● GOAL OF THE EXERCISE: Wherever the word "this" appears in the entries, copy the whole line.

###

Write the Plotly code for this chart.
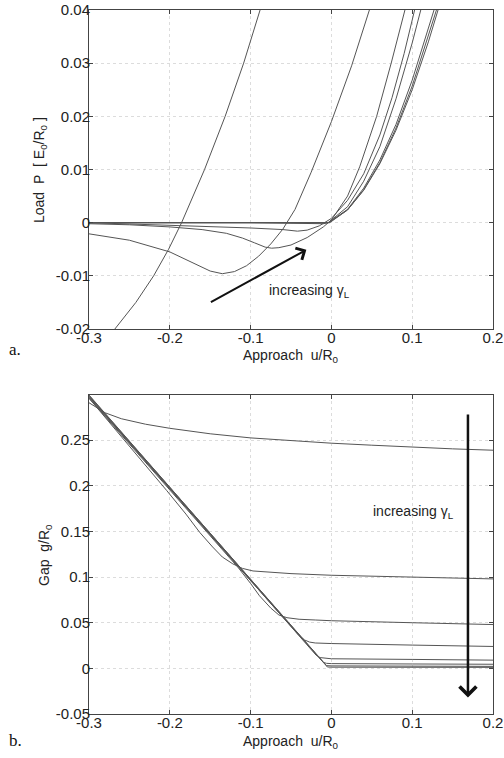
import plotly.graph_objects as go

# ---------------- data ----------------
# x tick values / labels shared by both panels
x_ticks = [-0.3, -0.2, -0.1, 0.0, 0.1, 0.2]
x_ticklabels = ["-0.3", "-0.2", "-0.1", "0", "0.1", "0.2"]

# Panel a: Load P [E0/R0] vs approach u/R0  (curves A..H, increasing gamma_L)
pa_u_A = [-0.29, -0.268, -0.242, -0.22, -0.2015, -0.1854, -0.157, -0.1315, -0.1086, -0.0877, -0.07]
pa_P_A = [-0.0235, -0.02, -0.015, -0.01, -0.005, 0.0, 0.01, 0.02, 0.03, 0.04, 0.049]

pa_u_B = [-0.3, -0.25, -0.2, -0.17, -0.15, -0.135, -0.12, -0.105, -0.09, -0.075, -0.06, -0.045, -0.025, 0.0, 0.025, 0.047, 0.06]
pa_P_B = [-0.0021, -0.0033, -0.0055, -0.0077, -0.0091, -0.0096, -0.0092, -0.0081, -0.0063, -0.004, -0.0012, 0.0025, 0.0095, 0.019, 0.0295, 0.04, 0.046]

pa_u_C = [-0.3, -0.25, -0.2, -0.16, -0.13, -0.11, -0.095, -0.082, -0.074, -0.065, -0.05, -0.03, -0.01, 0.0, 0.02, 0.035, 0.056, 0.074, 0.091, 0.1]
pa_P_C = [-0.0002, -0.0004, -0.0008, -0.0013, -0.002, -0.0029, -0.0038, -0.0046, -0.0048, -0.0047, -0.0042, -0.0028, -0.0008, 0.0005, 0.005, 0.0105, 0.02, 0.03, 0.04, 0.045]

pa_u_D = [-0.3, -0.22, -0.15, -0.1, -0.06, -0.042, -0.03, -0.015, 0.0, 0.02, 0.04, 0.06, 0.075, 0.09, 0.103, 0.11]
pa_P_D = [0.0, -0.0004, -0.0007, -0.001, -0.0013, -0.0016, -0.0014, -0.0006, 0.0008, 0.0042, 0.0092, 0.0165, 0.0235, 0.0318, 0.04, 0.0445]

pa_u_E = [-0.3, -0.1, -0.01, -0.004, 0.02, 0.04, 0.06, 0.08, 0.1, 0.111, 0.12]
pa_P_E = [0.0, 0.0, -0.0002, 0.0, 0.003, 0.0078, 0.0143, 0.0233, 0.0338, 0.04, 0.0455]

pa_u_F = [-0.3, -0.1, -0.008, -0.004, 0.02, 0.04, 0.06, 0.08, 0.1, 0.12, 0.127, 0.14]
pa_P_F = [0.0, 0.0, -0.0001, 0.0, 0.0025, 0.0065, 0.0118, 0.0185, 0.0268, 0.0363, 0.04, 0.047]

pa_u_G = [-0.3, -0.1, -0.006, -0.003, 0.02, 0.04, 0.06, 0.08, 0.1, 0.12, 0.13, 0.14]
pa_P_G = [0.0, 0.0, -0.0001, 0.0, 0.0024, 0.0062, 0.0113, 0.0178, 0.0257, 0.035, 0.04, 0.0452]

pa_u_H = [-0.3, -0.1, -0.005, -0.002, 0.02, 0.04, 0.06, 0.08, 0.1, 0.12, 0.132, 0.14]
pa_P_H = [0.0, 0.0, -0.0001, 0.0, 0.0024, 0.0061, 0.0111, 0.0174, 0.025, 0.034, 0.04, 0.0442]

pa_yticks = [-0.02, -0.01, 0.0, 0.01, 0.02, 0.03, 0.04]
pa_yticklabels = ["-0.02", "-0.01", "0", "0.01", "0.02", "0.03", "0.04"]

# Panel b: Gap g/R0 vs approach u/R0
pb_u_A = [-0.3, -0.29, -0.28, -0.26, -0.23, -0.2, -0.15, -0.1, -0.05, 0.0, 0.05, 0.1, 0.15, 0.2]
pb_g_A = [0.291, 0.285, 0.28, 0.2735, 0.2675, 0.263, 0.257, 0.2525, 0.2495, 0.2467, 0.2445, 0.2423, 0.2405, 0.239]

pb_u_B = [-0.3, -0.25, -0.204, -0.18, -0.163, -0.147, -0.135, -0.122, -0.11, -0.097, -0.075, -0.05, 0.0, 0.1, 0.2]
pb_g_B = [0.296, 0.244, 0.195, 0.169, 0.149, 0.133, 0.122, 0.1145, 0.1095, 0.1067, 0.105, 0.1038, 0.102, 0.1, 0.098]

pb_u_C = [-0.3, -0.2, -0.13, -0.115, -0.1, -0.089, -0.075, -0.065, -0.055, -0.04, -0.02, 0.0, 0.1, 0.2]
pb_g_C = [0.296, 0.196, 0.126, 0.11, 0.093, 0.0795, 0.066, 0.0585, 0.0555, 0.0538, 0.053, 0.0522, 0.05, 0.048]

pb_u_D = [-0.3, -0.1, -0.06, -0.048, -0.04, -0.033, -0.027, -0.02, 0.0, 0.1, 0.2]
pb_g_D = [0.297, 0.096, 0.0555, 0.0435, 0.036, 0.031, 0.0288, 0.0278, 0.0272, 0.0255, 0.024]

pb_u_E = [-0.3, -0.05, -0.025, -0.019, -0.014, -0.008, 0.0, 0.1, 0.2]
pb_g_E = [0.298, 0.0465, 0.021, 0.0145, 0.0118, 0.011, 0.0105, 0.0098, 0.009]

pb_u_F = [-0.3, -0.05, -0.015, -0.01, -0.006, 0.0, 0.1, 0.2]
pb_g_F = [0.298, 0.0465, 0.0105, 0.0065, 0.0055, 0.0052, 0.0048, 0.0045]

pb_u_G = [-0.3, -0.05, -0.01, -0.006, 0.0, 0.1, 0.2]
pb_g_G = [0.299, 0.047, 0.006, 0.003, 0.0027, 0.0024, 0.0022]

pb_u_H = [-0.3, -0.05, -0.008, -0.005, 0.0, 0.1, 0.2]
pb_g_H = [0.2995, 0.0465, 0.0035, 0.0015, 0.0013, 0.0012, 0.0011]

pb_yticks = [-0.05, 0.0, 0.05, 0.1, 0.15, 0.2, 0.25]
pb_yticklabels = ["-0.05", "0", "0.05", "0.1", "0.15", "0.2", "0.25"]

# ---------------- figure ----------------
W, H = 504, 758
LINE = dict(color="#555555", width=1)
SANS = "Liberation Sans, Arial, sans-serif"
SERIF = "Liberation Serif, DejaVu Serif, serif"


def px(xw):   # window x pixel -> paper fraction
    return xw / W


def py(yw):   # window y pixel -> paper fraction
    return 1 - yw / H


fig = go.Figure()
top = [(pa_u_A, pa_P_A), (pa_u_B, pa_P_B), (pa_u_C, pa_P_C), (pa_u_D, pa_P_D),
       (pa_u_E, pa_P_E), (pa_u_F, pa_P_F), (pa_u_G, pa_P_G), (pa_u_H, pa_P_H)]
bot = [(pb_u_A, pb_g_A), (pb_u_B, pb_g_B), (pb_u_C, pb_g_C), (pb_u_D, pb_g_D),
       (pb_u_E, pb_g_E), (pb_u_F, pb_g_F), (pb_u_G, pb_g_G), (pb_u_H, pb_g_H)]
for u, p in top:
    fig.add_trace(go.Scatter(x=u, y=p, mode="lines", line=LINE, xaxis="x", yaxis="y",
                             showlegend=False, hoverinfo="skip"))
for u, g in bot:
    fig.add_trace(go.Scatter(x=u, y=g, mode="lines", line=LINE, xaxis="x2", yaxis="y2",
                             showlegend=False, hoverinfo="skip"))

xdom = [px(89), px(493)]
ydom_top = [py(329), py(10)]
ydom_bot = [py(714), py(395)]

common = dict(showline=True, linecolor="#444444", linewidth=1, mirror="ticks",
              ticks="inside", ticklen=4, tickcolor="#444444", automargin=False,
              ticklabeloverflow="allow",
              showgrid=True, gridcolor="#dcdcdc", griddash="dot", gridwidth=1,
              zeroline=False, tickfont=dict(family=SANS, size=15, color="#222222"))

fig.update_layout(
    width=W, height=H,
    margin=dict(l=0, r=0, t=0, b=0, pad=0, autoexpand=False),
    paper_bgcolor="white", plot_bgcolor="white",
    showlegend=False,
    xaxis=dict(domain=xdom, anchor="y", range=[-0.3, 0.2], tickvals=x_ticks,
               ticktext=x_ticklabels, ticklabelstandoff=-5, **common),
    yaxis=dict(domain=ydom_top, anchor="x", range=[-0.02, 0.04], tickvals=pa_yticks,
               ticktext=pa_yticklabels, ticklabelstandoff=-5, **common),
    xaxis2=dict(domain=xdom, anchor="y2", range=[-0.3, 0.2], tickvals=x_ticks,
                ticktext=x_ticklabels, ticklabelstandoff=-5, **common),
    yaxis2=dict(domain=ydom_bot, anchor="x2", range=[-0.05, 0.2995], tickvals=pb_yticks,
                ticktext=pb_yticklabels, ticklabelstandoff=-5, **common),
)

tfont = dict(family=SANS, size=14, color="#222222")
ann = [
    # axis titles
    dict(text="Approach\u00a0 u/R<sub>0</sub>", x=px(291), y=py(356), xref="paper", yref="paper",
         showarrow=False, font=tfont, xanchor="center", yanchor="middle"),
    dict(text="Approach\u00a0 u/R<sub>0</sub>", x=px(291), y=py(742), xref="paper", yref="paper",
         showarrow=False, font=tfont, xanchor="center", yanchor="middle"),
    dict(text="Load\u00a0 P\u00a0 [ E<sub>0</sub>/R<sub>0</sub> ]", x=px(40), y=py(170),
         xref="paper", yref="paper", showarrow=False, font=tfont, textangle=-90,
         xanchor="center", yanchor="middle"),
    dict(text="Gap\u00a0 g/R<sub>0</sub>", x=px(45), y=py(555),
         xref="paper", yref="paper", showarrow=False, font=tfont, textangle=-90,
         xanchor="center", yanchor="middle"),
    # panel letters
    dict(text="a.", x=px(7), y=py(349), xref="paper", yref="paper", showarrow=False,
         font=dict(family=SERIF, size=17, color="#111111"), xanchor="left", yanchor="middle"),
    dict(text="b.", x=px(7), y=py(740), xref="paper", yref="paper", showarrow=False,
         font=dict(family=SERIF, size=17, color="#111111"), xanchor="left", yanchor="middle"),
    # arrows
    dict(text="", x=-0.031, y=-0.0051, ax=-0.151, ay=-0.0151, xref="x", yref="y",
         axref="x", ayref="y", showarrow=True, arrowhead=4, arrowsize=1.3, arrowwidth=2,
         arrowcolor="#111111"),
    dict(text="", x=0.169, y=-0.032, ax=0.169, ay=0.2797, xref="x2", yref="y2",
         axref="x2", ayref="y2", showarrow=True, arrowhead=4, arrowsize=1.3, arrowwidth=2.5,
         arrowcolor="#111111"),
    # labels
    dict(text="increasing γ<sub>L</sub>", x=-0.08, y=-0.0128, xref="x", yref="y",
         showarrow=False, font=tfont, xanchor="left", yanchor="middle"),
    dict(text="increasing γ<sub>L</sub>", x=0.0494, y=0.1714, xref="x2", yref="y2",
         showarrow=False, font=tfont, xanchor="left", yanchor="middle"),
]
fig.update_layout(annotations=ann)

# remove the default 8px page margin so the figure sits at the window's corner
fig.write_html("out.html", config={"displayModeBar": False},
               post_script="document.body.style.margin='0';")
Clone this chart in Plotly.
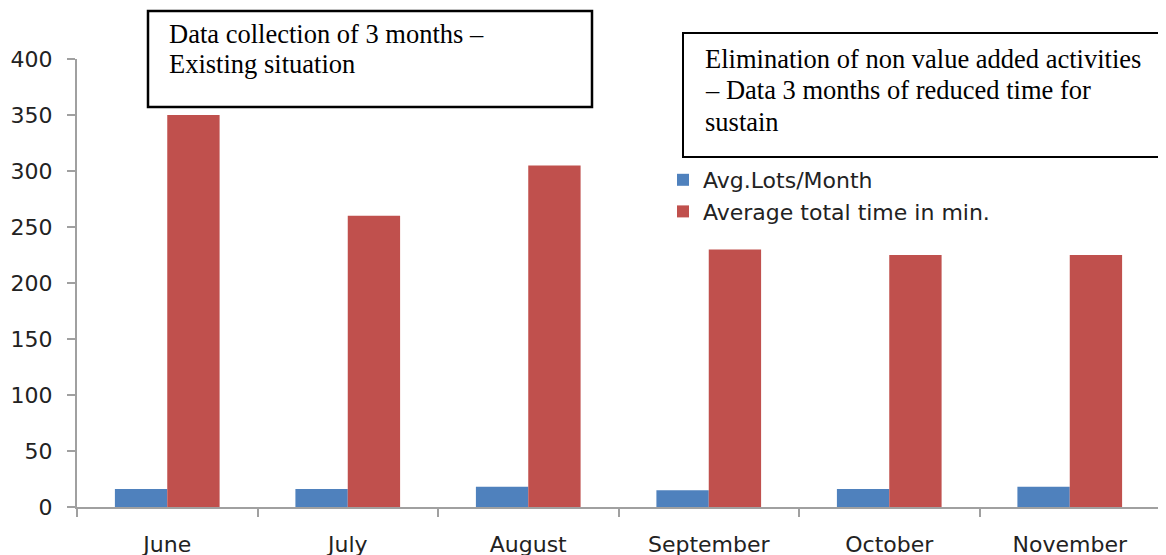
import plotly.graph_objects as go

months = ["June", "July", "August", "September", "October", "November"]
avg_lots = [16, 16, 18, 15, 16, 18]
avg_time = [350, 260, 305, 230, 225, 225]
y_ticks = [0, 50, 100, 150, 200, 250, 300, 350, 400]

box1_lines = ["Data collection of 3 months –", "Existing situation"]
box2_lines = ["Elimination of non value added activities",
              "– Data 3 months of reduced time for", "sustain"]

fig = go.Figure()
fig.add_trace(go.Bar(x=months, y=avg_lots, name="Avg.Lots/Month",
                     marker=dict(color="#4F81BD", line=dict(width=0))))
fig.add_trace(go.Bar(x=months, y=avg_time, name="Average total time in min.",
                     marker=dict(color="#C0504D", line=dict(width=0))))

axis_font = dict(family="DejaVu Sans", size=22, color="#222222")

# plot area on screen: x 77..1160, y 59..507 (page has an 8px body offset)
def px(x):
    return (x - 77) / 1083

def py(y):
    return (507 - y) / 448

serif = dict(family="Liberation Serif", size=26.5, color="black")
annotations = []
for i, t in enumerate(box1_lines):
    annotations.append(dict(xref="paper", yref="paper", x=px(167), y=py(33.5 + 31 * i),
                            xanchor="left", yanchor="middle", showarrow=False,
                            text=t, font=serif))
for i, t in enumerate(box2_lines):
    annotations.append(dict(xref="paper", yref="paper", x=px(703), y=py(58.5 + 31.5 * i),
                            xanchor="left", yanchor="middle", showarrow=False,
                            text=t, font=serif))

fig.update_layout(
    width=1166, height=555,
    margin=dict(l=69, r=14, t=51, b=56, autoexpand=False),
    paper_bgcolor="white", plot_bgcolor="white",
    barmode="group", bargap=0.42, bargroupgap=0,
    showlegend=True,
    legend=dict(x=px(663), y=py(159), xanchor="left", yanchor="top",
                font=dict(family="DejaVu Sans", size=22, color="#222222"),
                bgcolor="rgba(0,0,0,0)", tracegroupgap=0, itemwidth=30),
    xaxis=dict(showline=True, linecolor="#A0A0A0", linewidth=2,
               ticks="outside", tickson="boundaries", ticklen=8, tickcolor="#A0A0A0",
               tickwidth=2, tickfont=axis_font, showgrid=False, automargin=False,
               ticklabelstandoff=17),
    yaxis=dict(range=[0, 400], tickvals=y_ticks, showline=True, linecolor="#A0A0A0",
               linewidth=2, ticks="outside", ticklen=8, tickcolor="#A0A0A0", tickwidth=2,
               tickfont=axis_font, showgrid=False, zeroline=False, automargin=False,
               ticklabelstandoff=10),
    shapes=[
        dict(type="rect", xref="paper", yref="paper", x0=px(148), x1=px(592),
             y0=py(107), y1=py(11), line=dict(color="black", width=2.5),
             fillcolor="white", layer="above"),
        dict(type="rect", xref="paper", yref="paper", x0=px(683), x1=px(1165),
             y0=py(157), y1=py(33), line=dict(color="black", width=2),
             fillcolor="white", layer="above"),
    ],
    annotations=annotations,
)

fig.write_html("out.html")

###

● EXERCISE SOLUTION:
Write the Plotly code for this chart.
Clone this chart in Plotly.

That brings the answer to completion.